— DATA —
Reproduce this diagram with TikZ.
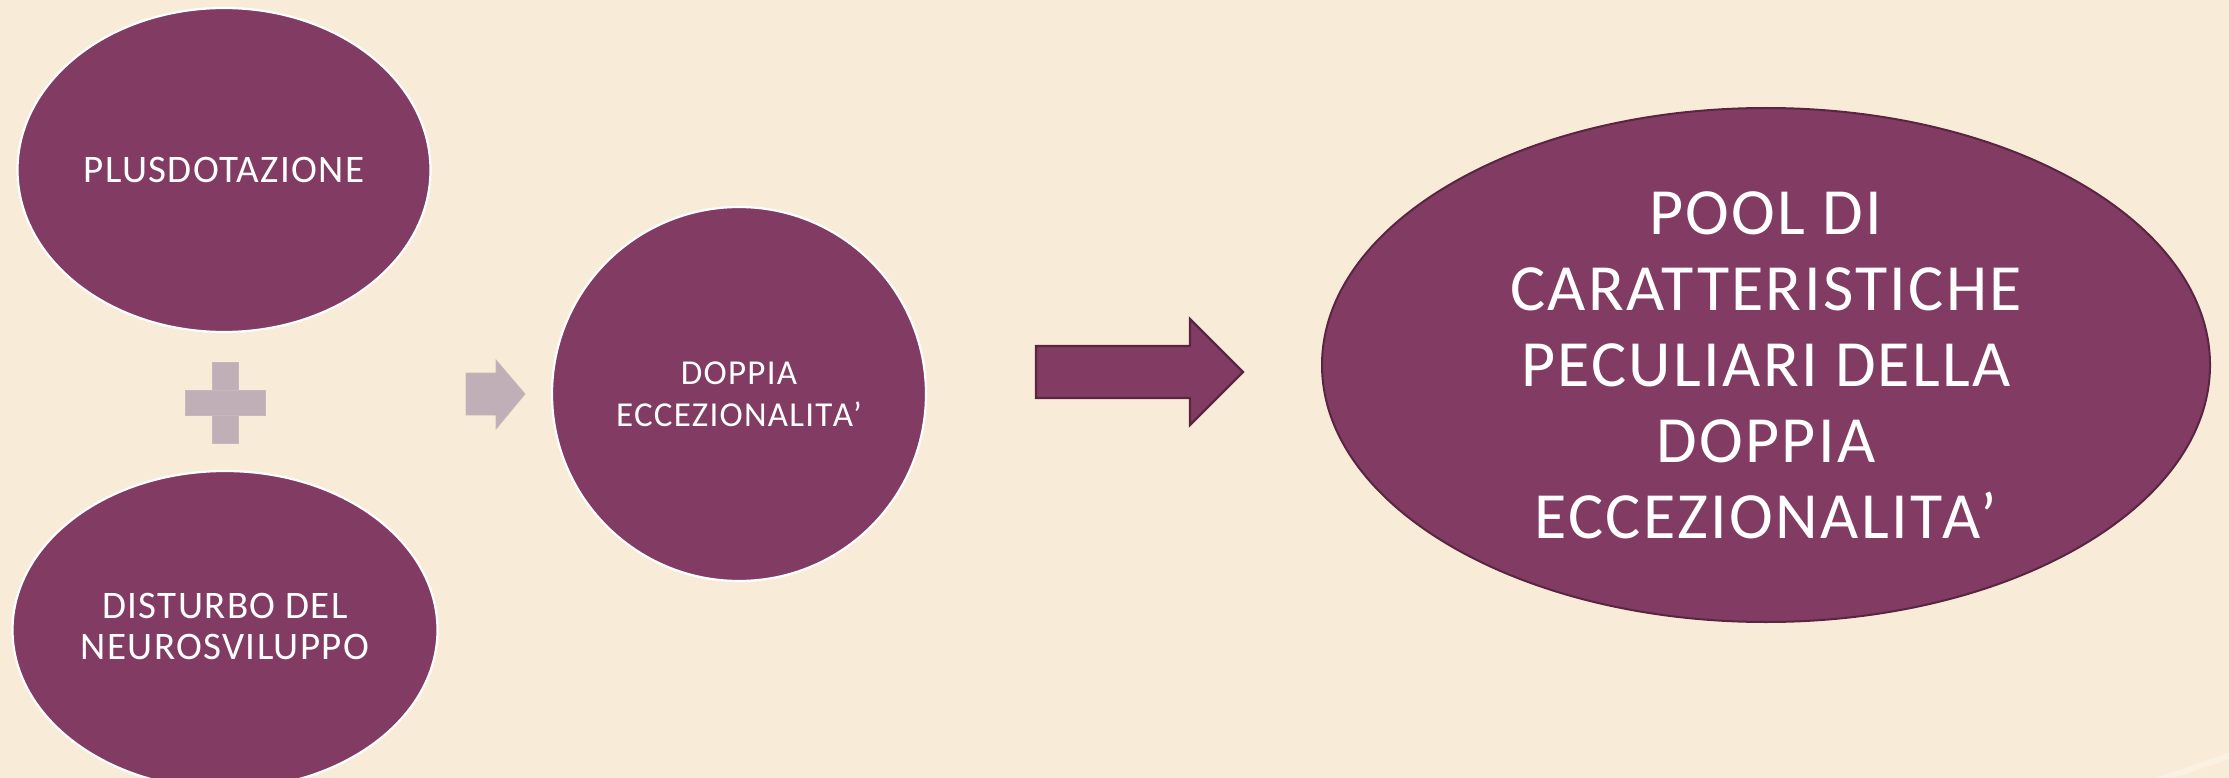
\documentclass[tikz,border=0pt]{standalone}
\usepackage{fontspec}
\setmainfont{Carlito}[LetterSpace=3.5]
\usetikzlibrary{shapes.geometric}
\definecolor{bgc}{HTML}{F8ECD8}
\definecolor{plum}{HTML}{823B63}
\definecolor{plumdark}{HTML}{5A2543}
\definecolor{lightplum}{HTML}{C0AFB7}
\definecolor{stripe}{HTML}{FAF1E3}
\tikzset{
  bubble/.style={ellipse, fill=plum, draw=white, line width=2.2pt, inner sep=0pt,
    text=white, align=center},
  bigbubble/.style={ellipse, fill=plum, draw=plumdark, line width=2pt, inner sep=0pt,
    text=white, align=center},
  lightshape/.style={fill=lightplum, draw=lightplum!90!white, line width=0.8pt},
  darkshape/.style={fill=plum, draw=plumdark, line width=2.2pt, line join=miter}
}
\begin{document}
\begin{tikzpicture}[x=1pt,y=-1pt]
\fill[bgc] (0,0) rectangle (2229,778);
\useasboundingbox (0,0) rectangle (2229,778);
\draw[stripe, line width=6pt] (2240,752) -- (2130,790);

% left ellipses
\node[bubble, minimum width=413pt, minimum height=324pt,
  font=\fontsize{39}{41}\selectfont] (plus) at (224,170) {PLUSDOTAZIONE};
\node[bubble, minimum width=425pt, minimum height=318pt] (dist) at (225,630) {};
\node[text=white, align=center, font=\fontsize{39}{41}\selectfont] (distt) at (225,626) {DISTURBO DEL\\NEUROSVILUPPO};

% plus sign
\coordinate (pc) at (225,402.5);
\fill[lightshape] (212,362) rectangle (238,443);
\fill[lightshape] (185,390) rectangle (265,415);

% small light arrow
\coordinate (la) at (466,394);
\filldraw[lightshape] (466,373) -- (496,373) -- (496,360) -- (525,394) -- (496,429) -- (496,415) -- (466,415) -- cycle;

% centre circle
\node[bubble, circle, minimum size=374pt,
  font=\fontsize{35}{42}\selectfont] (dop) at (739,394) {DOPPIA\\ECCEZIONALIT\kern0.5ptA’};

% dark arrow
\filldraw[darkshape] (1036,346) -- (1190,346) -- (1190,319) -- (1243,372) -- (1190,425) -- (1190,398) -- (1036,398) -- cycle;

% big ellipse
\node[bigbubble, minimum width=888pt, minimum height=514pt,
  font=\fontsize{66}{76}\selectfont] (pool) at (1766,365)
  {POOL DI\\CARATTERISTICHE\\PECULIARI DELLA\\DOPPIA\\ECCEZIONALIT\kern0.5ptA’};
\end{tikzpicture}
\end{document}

— THE REQUEST —
All the material shown above is to be copied exactly, with no pictures carried over.

— RESPONSE TO THE EXERCISE —
Reproduce this diagram with TikZ.
\documentclass[tikz,border=0pt]{standalone}
\usepackage{fontspec}
\setmainfont{Carlito}[LetterSpace=3.5]
\usetikzlibrary{shapes.geometric}
\definecolor{bgc}{HTML}{F8ECD8}
\definecolor{plum}{HTML}{823B63}
\definecolor{plumdark}{HTML}{5A2543}
\definecolor{lightplum}{HTML}{C0AFB7}
\definecolor{stripe}{HTML}{FAF1E3}
\tikzset{
  bubble/.style={ellipse, fill=plum, draw=white, line width=2.2pt, inner sep=0pt,
    text=white, align=center},
  bigbubble/.style={ellipse, fill=plum, draw=plumdark, line width=2pt, inner sep=0pt,
    text=white, align=center},
  lightshape/.style={fill=lightplum, draw=lightplum!90!white, line width=0.8pt},
  darkshape/.style={fill=plum, draw=plumdark, line width=2.2pt, line join=miter}
}
\begin{document}
\begin{tikzpicture}[x=1pt,y=-1pt]
\fill[bgc] (0,0) rectangle (2229,778);
\useasboundingbox (0,0) rectangle (2229,778);
\draw[stripe, line width=6pt] (2240,752) -- (2130,790);

% left ellipses
\node[bubble, minimum width=413pt, minimum height=324pt,
  font=\fontsize{39}{41}\selectfont] (plus) at (224,170) {PLUSDOTAZIONE};
\node[bubble, minimum width=425pt, minimum height=318pt] (dist) at (225,630) {};
\node[text=white, align=center, font=\fontsize{39}{41}\selectfont] (distt) at (225,626) {DISTURBO DEL\\NEUROSVILUPPO};

% plus sign
\coordinate (pc) at (225,402.5);
\fill[lightshape] (212,362) rectangle (238,443);
\fill[lightshape] (185,390) rectangle (265,415);

% small light arrow
\coordinate (la) at (466,394);
\filldraw[lightshape] (466,373) -- (496,373) -- (496,360) -- (525,394) -- (496,429) -- (496,415) -- (466,415) -- cycle;

% centre circle
\node[bubble, circle, minimum size=374pt,
  font=\fontsize{35}{42}\selectfont] (dop) at (739,394) {DOPPIA\\ECCEZIONALIT\kern0.5ptA’};

% dark arrow
\filldraw[darkshape] (1036,346) -- (1190,346) -- (1190,319) -- (1243,372) -- (1190,425) -- (1190,398) -- (1036,398) -- cycle;

% big ellipse
\node[bigbubble, minimum width=888pt, minimum height=514pt,
  font=\fontsize{66}{76}\selectfont] (pool) at (1766,365)
  {POOL DI\\CARATTERISTICHE\\PECULIARI DELLA\\DOPPIA\\ECCEZIONALIT\kern0.5ptA’};
\end{tikzpicture}
\end{document}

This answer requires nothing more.